Generally speaking, the disposition of an EA can be easily interchanged with that of a CPA, MBA, tax preparer from the Old School, and most notoriously – the internal auditor. An EA wears the face of the proverbial “Bookkeeper”: a math brain, with little sense of social awareness or functionality; the average Enrolled Agent is the absolute opposite of the artistic writer…but here I am.
I have always been a walking contradiction, I guess…going all the way back to pre-school, where I was regularly in trouble for beating up various little boys (wearing a tie-shoulder sundress, might I add) that I had witnessed bullying someone smaller than they were…and, here I am.
With these things being said first, it’s no surprise then that my brain automatically creates math equations out of my statistics page here at my blog, is it? Of course it isn’t.
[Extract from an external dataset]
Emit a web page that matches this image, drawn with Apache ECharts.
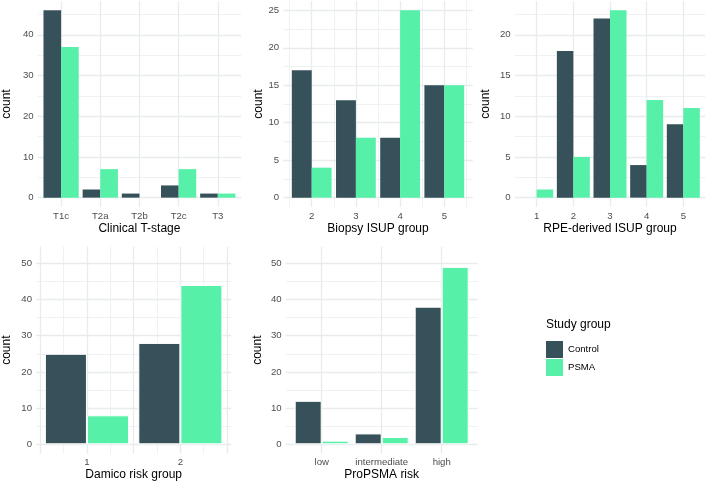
<!DOCTYPE html>
<html><head><meta charset="utf-8">
<script src="https://cdn.jsdelivr.net/npm/echarts@6/dist/echarts.min.js"></script>
<style>html,body{margin:0;padding:0;background:#fff}#c{width:706px;height:482px}</style>
</head><body><div id="c"></div>
<script>
// ---- data ----
const tstageCats = ['T1c', 'T2a', 'T2b', 'T2c', 'T3'];
const tstageControl = [46, 2, 1, 3, 1];
const tstagePSMA = [37, 7, 0, 7, 1];

const biopsyGroups = [2, 3, 4, 5];
const biopsyControl = [17, 13, 8, 15];
const biopsyPSMA = [4, 8, 25, 15];

const rpeGroups = [1, 2, 3, 4, 5];
const rpeControl = [0, 18, 22, 4, 9];
const rpePSMA = [1, 5, 23, 12, 11];

const damicoGroups = [1, 2];
const damicoControl = [25, 28];
const damicoPSMA = [8, 44];

const propsmaCats = ['low', 'intermediate', 'high'];
const propsmaControl = [12, 3, 38];
const propsmaPSMA = [1, 2, 49];

const seriesNames = ['Control', 'PSMA'];

// ---- tick / grid breaks ----
const yMajorT = [0, 10, 20, 30, 40], yMinorT = [5, 15, 25, 35, 45];
const yMajorBi = [0, 5, 10, 15, 20, 25], yMinorBi = [2.5, 7.5, 12.5, 17.5, 22.5];
const yMajorR = [0, 5, 10, 15, 20], yMinorR = [2.5, 7.5, 12.5, 17.5, 22.5];
const yMajorBottom = [0, 10, 20, 30, 40, 50], yMinorBottom = [5, 15, 25, 35, 45];
const biopsyXMinor = [1.5, 2.5, 3.5, 4.5, 5.5];
const damicoXMajor = [0.5, 1, 1.5, 2, 2.5], damicoXMinor = [0.75, 1.25, 1.75, 2.25];
const bottomYTop = 52;

// ---- style ----
const colControl = '#365159', colPSMA = '#56F0A8';
const gridCol = '#E8ECEC';
const FONT = '"Liberation Sans", Arial, sans-serif';
const TICK_FS = 9.6, TITLE_FS = 12;

function idx(n) { return Array.from({length: n}, (_, i) => i + 1); }

const panels = [
  {title: 'Clinical T-stage', discrete: true, labels: tstageCats, x: idx(tstageCats.length),
   control: tstageControl, psma: tstagePSMA, yMajor: yMajorT, yMinor: yMinorT, yTop: null,
   border: false, box: {l: 36.4, r: 241.3, t: 1, b: 207}, yTitleX: 5, xTitleY: 229.3},
  {title: 'Biopsy ISUP group', discrete: false, labels: biopsyGroups, x: biopsyGroups,
   control: biopsyControl, psma: biopsyPSMA, yMajor: yMajorBi, yMinor: yMinorBi, yTop: null,
   xMajor: biopsyGroups, xMinor: biopsyXMinor,
   border: false, box: {l: 283.2, r: 472.8, t: 1, b: 207}, yTitleX: 258, xTitleY: 229.3},
  {title: 'RPE-derived ISUP group', discrete: true, labels: rpeGroups, x: rpeGroups,
   control: rpeControl, psma: rpePSMA, yMajor: yMajorR, yMinor: yMinorR, yTop: null,
   border: false, box: {l: 514.7, r: 705.3, t: 1, b: 207}, yTitleX: 485.3, xTitleY: 229.3},
  {title: 'Damico risk group', discrete: false, labels: damicoGroups, x: damicoGroups,
   control: damicoControl, psma: damicoPSMA, yMajor: yMajorBottom, yMinor: yMinorBottom, yTop: bottomYTop,
   xMajor: damicoXMajor, xMinor: damicoXMinor,
   border: true, box: {l: 34.8, r: 231.3, t: 246.6, b: 453.7}, yTitleX: 5, xTitleY: 475.3},
  {title: 'ProPSMA risk', discrete: true, labels: propsmaCats, x: idx(propsmaCats.length),
   control: propsmaControl, psma: propsmaPSMA, yMajor: yMajorBottom, yMinor: yMinorBottom, yTop: bottomYTop,
   border: true, box: {l: 285.7, r: 477.7, t: 246.6, b: 453.7}, yTitleX: 257, xTitleY: 475.3}
];

const grid = [], xAxis = [], yAxis = [], series = [];
panels.forEach((p, i) => {
  const b = p.box;
  grid.push({left: b.l, top: b.t, width: b.r - b.l, height: b.b - b.t, containLabel: false});
  let xmin, xmax, xMajor, xMinor, labelVals;
  if (p.discrete) {
    xmin = 0.4; xmax = p.x.length + 0.6;
    xMajor = p.x.slice(); xMinor = []; labelVals = p.x.slice();
  } else {
    const lo = Math.min(...p.x) - 0.45, hi = Math.max(...p.x) + 0.45, pad = 0.05 * (hi - lo);
    xmin = lo - pad; xmax = hi + pad;
    xMajor = p.xMajor; xMinor = p.xMinor; labelVals = p.x.slice();
  }
  const top = p.yTop != null ? p.yTop : Math.max(...p.control, ...p.psma);
  const ymin = -0.05 * top, ymax = 1.05 * top;
  const fmt = p.discrete ? (v => String(p.labels[Math.round(v) - 1])) : (v => String(v));

  xAxis.push({
    type: 'value', gridIndex: i, min: xmin, max: xmax,
    name: p.title, nameLocation: 'middle', nameGap: p.xTitleY - b.b - 6.8,
    nameTextStyle: {fontSize: TITLE_FS, color: '#000', fontFamily: FONT},
    axisLine: {show: false, onZero: false}, axisTick: {show: false, customValues: xMajor},
    axisLabel: {customValues: labelVals, formatter: fmt, fontSize: TICK_FS, color: '#4D4D4D', margin: 4, fontFamily: FONT},
    splitLine: {show: true, lineStyle: {color: gridCol, width: 1.3}}
  });
  xAxis.push({
    type: 'value', gridIndex: i, min: xmin, max: xmax, position: 'bottom',
    axisLine: {show: false, onZero: false}, axisTick: {show: false, customValues: xMinor.length ? xMinor : [xmin - 1]},
    axisLabel: {show: false},
    splitLine: {show: xMinor.length > 0, lineStyle: {color: gridCol, width: 0.7}}
  });
  yAxis.push({
    type: 'value', gridIndex: i, min: ymin, max: ymax,
    name: 'count', nameLocation: 'middle', nameGap: b.l - p.yTitleX - 6.8,
    nameTextStyle: {fontSize: TITLE_FS, color: '#000', fontFamily: FONT},
    axisLine: {show: false}, axisTick: {show: false, customValues: p.yMajor},
    axisLabel: {customValues: p.yMajor, fontSize: TICK_FS, color: '#4D4D4D', margin: 4, fontFamily: FONT},
    splitLine: {show: true, lineStyle: {color: gridCol, width: 1.3}}
  });
  yAxis.push({
    type: 'value', gridIndex: i, min: ymin, max: ymax, position: 'left',
    axisLine: {show: false}, axisTick: {show: false, customValues: p.yMinor},
    axisLabel: {show: false},
    splitLine: {show: true, lineStyle: {color: gridCol, width: 0.7}}
  });
  [[seriesNames[0], p.control, colControl], [seriesNames[1], p.psma, colPSMA]].forEach(([nm, vals, col]) => {
    series.push({
      type: 'bar', name: nm, xAxisIndex: 2 * i, yAxisIndex: 2 * i,
      data: p.x.map((xv, j) => [xv, vals[j]]),
      barWidth: '45%', barGap: '0%',
      itemStyle: {color: col, borderColor: p.border ? '#FFFFFF' : col, borderWidth: p.border ? 1 : 0},
      silent: true
    });
  });
});

const chart = echarts.init(document.getElementById('c'), null, {renderer: 'canvas'});
chart.setOption({
  animation: false,
  backgroundColor: '#FFFFFF',
  textStyle: {fontFamily: FONT},
  title: {text: 'Study group', left: 541, top: 314,
          textStyle: {fontSize: TITLE_FS, fontWeight: 'normal', color: '#000', fontFamily: FONT}},
  legend: {orient: 'vertical', left: 541, top: 336, itemWidth: 17, itemHeight: 17, itemGap: 1,
           icon: 'rect', data: seriesNames, selectedMode: false,
           itemStyle: {borderWidth: 0},
           textStyle: {fontSize: TICK_FS, color: '#000', fontFamily: FONT}},
  grid, xAxis, yAxis, series
});
</script>
</body></html>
Now, I most certainly understand, and can also relate to the notion of being shy or timid, bashful or even just plain anti-social when it comes to interactions with others – especially strangers – that’s truly not my issue with the deductions that I continue to draw from these basic equations regarding my blog’s traffic. My issue is with TROLLS who feel some disturbing need to “watch” me without ever bothering to engage one time with the Human who writes the shit they can’t seem to unglue themselves from…that’s creepy as fuck, I’m sorry…no, I’m not. YOU should be sorry, if YOU are one of these silent and creepy trolls that make up the 5.0424194815/ 6 viewers who lurk around (and have since day 1 almost a year ago, now) without even a “fuck you – you suck!”
I’m just saying….that’s some fuckin’ BAD MATH if I ever saw it…ya fuckin’ creeps.